1/ If she was an agent of influence paid by the CIA/Mossad/MI5/SMERSH, it would make a difference because of the potential COI. But that exists with all sorts of people, and if your edits conform with policy, no real problem ensues.
2/ Kelly is, as so often, very wrong. Editors in good faith on Wikipedia should be protected from the sort of thing Sarah has suffered. Were I in Jay's shoes, I'd be doing what I could to help prevent further information from leaking to those who want to use it to harm her. I know Kelly doesn't like Jay. I don't either. But I think lining up behind the Wikipedian is not a bad idea in this case, rather than seeing it as an occasion to make political hay. Also, you do not give enough weight to the possibility that a denial is not completely possible.
3/ You can clearly benefit from running sockpuppets if you work on contentious articles. Persistence and commitment win, Geoff. If you do not have the numbers, the voices, you cannot make edits stick. I think that many well-meaning Wikipedians just aren't aware of how political many pages are, and how they have been slanted to one point of view very successfully. The closer that pov is to an orthodox American pov, the easier that process is.

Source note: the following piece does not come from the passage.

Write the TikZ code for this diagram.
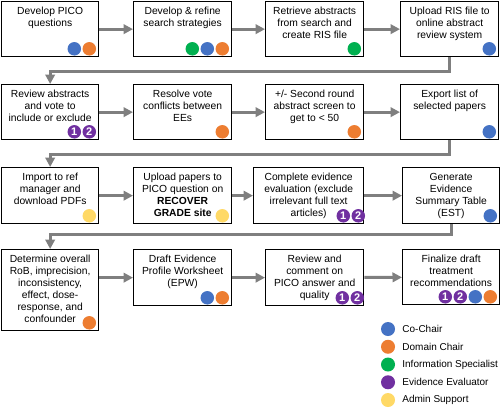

4/ Why fight over it? You cannot have given that much thought! Wikipedia articles generally are in the top 10 for any given google search, and Google is the most used search engine by far. On most subjects, they are the top result. Wikipedia is many people's leaping-off point for finding out about any given subject. And unless Google acts, this will become more pronounced. This makes articles worth fighting over, and it fuels the bitterness some feel towards editors such as SlimVirgin.